The second phase of the facility that was added in 2021 reflects an innovative way of growing lettuces for salad kits. “This is very unique and different,” said Hartwig.

Here, automation is front and center from seed to harvest, maximizing efficiency while drastically reducing the need for the same amount of labor as outdoor lettuce farms or even other greenhouses. The equipment from Finnish manufacturer Green Automation includes a moving gutter system that transports narrow trays of seed-filled soil to an expansive growing area in a light-filled, controlled climate room. Revolution Farms grows several lettuces for cut use here, including different romaine and crisp varieties chosen for their taste, crunch, texture and color.
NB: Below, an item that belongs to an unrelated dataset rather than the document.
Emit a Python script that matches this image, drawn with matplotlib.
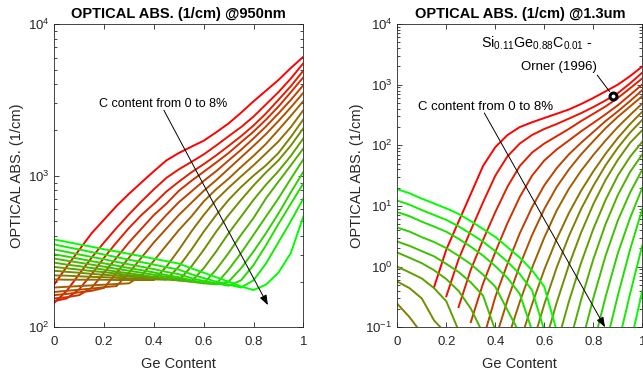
import numpy as np
import matplotlib
matplotlib.use('Agg')
import matplotlib.pyplot as plt
from matplotlib.ticker import LogLocator, NullFormatter

plt.rcParams['font.family'] = ['Liberation Sans', 'DejaVu Sans']
plt.rcParams['mathtext.fontset'] = 'custom'
plt.rcParams['mathtext.rm'] = 'Liberation Sans'
plt.rcParams['mathtext.it'] = 'Liberation Sans:italic'
plt.rcParams['mathtext.bf'] = 'Liberation Sans:bold'

nan = np.nan

# Ge content grid shared by every curve
ge_content = [0.0, 0.05, 0.1, 0.15, 0.2, 0.25, 0.3, 0.35, 0.4, 0.45, 0.5,
              0.55, 0.6, 0.65, 0.7, 0.75, 0.8, 0.85, 0.9, 0.95, 1.0]
# carbon content (%) of each curve, red -> green
c_content = [0.0, 0.5, 1.0, 1.5, 2.0, 2.5, 3.0, 3.5, 4.0, 4.5, 5.0, 5.5, 6.0,
             6.5, 7.0, 7.5, 8.0]
x_ticks = [0, 0.2, 0.4, 0.6, 0.8, 1]
x_tick_labels = ['0', '0.2', '0.4', '0.6', '0.8', '1']

# absorption (1/cm) at 950 nm, one list per C content
abs_950 = [
    [192, 251, 324, 417, 513, 631, 759, 902, 1070, 1260, 1410, 1550, 1700, 1930, 2210, 2600, 3090, 3630, 4270, 5130, 6080],
    [145, 174, 224, 288, 363, 452, 556, 676, 813, 966, 1100, 1230, 1380, 1580, 1820, 2090, 2450, 2950, 3550, 4370, 5510],
    [149, 155, 178, 224, 288, 363, 452, 550, 653, 785, 912, 1050, 1190, 1360, 1570, 1820, 2140, 2570, 3160, 3890, 4920],
    [155, 158, 163, 182, 229, 288, 363, 447, 550, 653, 794, 923, 1060, 1220, 1410, 1660, 1950, 2340, 2850, 3550, 4450],
    [163, 166, 170, 174, 182, 229, 288, 363, 447, 550, 668, 785, 923, 1070, 1260, 1480, 1760, 2110, 2570, 3160, 3950],
    [171, 174, 177, 180, 184, 187, 229, 288, 363, 447, 550, 661, 794, 933, 1110, 1320, 1570, 1880, 2290, 2820, 3520],
    [183, 185, 187, 189, 191, 193, 195, 219, 275, 347, 437, 537, 676, 813, 955, 1140, 1350, 1620, 2000, 2480, 3100],
    [207, 206, 206, 206, 206, 205, 205, 205, 205, 251, 324, 427, 550, 692, 832, 989, 1170, 1400, 1680, 2090, 2700],
    [220, 219, 217, 215, 214, 212, 210, 209, 207, 206, 251, 324, 427, 550, 692, 841, 1000, 1170, 1410, 1800, 2350],
    [236, 232, 229, 225, 222, 219, 216, 213, 210, 207, 204, 251, 324, 427, 550, 692, 861, 1050, 1260, 1580, 2050],
    [250, 245, 240, 235, 231, 226, 221, 217, 213, 208, 204, 200, 245, 316, 417, 537, 692, 871, 1070, 1350, 1760],
    [267, 259, 253, 246, 240, 233, 227, 221, 215, 210, 204, 200, 195, 240, 309, 407, 525, 708, 912, 1170, 1510],
    [284, 275, 267, 259, 251, 243, 236, 229, 222, 215, 209, 202, 195, 193, 240, 309, 407, 537, 708, 955, 1280],
    [303, 293, 283, 273, 264, 255, 246, 238, 230, 221, 214, 204, 197, 192, 200, 245, 316, 417, 562, 776, 1060],
    [326, 314, 302, 291, 281, 270, 260, 251, 242, 232, 224, 211, 202, 195, 188, 204, 257, 347, 479, 653, 887],
    [352, 338, 326, 313, 302, 290, 279, 269, 259, 249, 240, 224, 211, 200, 191, 183, 204, 263, 363, 501, 706],
    [379, 366, 352, 340, 327, 316, 305, 294, 283, 273, 263, 245, 229, 214, 200, 186, 176, 191, 229, 309, 537],
]

# absorption (1/cm) at 1.3 um; nan where the absorption is zero
abs_1300 = [
    [nan] * 3 + [0.457, 1.91, 5.50, 15.8, 45.7, 93.3, 148, 200, 240, 282, 331, 389, 479, 603, 776, 1000, 1380, 2000],
    [nan] * 4 + [0.324, 1.32, 3.98, 11.5, 31.6, 66.1, 107, 148, 186, 224, 275, 339, 427, 550, 724, 1050, 1580],
    [nan] * 5 + [0.215, 0.891, 2.75, 7.94, 20.9, 45.7, 75.9, 107, 141, 186, 251, 331, 437, 603, 871, 1270],
    [nan] * 6 + [0.122, 0.525, 1.74, 5.25, 14.1, 31.6, 56.2, 85.1, 120, 170, 234, 324, 457, 676, 1010],
    [nan] * 7 + [0.063, 0.316, 1.12, 3.55, 9.55, 21.9, 41.7, 70.8, 110, 166, 251, 363, 537, 813],
    [nan] * 8 + [0.063, 0.282, 1.05, 3.31, 8.91, 20.4, 39.8, 70.8, 117, 191, 295, 437, 646],
    [nan] * 9 + [0.063, 0.263, 0.955, 3.02, 8.32, 19.1, 38.0, 69.2, 120, 200, 316, 490],
    [nan] * 10 + [0.056, 0.240, 0.891, 2.82, 7.59, 17.8, 37.2, 72.4, 132, 224, 359],
    [0.244, 0.147, 0.079] + [nan] * 8 + [0.050, 0.240, 0.955, 3.16, 8.91, 21.4, 46.8, 91.2, 162, 263],
    [0.568, 0.442, 0.299, 0.130, 0.079] + [nan] * 7 + [0.050, 0.251, 1.05, 3.63, 10.7, 26.9, 57.5, 110, 178],
    [1.00, 0.802, 0.638, 0.442, 0.269, 0.089] + [nan] * 7 + [0.050, 0.263, 1.15, 4.17, 12.6, 31.6, 64.6, 115],
    [1.71, 1.40, 1.14, 0.873, 0.624, 0.398, 0.204, 0.079] + [nan] * 6 + [0.050, 0.282, 1.32, 5.01, 15.1, 36.3, 70.8],
    [2.59, 2.20, 1.80, 1.48, 1.11, 0.817, 0.550, 0.333, 0.089] + [nan] * 6 + [0.050, 0.302, 1.51, 5.75, 16.6, 39.8],
    [4.41, 3.78, 3.06, 2.55, 2.02, 1.51, 1.10, 0.738, 0.467, 0.191, 0.079] + [nan] * 5 + [0.050, 0.316, 1.66, 6.31, 20.0],
    [7.91, 6.79, 5.51, 4.58, 3.76, 2.88, 2.13, 1.52, 1.02, 0.649, 0.355, 0.089] + [nan] * 5 + [0.050, 0.331, 1.91, 8.91],
    [12.3, 10.5, 8.57, 7.11, 5.89, 4.63, 3.48, 2.58, 1.79, 1.20, 0.755, 0.409, 0.089] + [nan] * 5 + [0.050, 0.355, 2.24],
    [18.9, 16.2, 13.2, 11.0, 9.12, 7.41, 5.62, 4.17, 3.09, 2.09, 1.41, 0.871, 0.468, 0.089] + [nan] * 5 + [0.050, 0.398],
]

# measured point: Si0.11Ge0.88C0.01, Orner (1996)
orner_ge = 0.88
orner_abs = 650

GRAY = '#262626'


def curve_color(c):
    t = c / max(c_content)
    return (1 - t, t, 0)


def style_axes(ax, ylim, title, ylabel_x):
    ax.set_yscale('log')
    ax.set_xlim(0, 1)
    ax.set_ylim(*ylim)
    ax.set_xticks(x_ticks)
    ax.set_xticklabels(x_tick_labels)
    ax.yaxis.set_major_locator(LogLocator(base=10, numticks=10))
    ax.yaxis.set_minor_locator(LogLocator(base=10, subs=np.arange(2, 10), numticks=10))
    ax.yaxis.set_minor_formatter(NullFormatter())
    ax.tick_params(which='both', direction='in', top=True, right=True,
                   colors=GRAY, labelsize=9.5)
    ax.tick_params(axis='x', pad=6.5)
    ax.tick_params(axis='y', pad=3.5)
    ax.tick_params(which='major', length=3.5, width=0.6)
    ax.tick_params(which='minor', length=2, width=0.6)
    for s in ax.spines.values():
        s.set_color(GRAY)
        s.set_linewidth(0.6)
    ax.set_title(title, fontsize=10.5, fontweight='bold', pad=4)
    ax.set_xlabel('Ge Content', fontsize=10.5, color=GRAY, labelpad=6)
    ax.set_ylabel('OPTICAL ABS. (1/cm)', fontsize=10.5, color=GRAY)
    ax.yaxis.set_label_coords(ylabel_x, 0.5)


fig = plt.figure(figsize=(6.43, 3.74), dpi=100)
ax1 = fig.add_axes([54.3 / 643, 46.7 / 374, 249 / 643, 303.3 / 374])
ax2 = fig.add_axes([397.3 / 643, 46.7 / 374, 245 / 643, 303.3 / 374])

for c, vals in zip(c_content, abs_950):
    ax1.plot(ge_content, vals, color=curve_color(c), lw=1.4)
for c, vals in zip(c_content, abs_1300):
    ax2.plot(ge_content, vals, color=curve_color(c), lw=1.4)

style_axes(ax1, (1e2, 1e4), 'OPTICAL ABS. (1/cm) @950nm', -0.12)
style_axes(ax2, (1e-1, 1e4), 'OPTICAL ABS. (1/cm) @1.3um', -0.135)

arrow = dict(arrowstyle='-|>,head_length=0.6,head_width=0.22', color='black',
             lw=0.7, shrinkA=0, shrinkB=0)

# left annotation
ax1.annotate('', xy=(0.858, 140), xytext=(0.44, 2700), arrowprops=arrow)
ax1.text(0.439, 2980, 'C content from 0 to 8%', ha='center', va='center', fontsize=9)

# right annotation
ax2.annotate('', xy=(0.848, 0.1), xytext=(0.355, 342), arrowprops=arrow,
             annotation_clip=False)
ax2.text(0.361, 435, 'C content from 0 to 8%', ha='center', va='center', fontsize=9.5)

ax2.text(0.799, 4860, r'Si$_{0.11}$Ge$_{0.88}$C$_{0.01}$ -', ha='right', va='center',
         fontsize=10.3)
ax2.text(0.816, 1980, 'Orner (1996)', ha='right', va='center', fontsize=9.5)
ax2.annotate('', xy=(orner_ge, orner_abs), xytext=(0.816, 1435),
             arrowprops=dict(arrowstyle='-', color='black', lw=0.7,
                             shrinkA=0, shrinkB=4))
ax2.plot(orner_ge, orner_abs, 'o', ms=5, mfc='white', mec='black', mew=2.2, zorder=5)

fig.savefig('out.png', dpi=100)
Once mature and ready for harvest, the salad greens are moved into a chopping area and then transported for mixing and packaging in another part of the facility. The company will soon use a different type of plastic packaging based on marketplace interest and demands, according to Hartwig.

As the company works with retailers including Meijer and another locally-based grocer, SpartanNash, among others, Hartwig affirmed that the market remains ripe for lettuces grown in this contemporary and ultimately more sustainable way. “The data shows that consumers are not as thrown off by inflation for these kinds of products,” he declared, adding that once consumers try fresher, crisper greens, they have a new standard compared to salad greens procured from far-away farms that do not have controlled growing environments. “In this country, people have become accustomed to eating bad lettuce. You have to use salad dressing to drown out the taste, which is not the case here.”

Meanwhile, the company strives to be a good neighbor in the West Michigan area, donating at least 1% of the high quality finished greens it grows to local food pantries and working with a local livestock farmer to use leftover greens and soil that would otherwise go to compost or waste.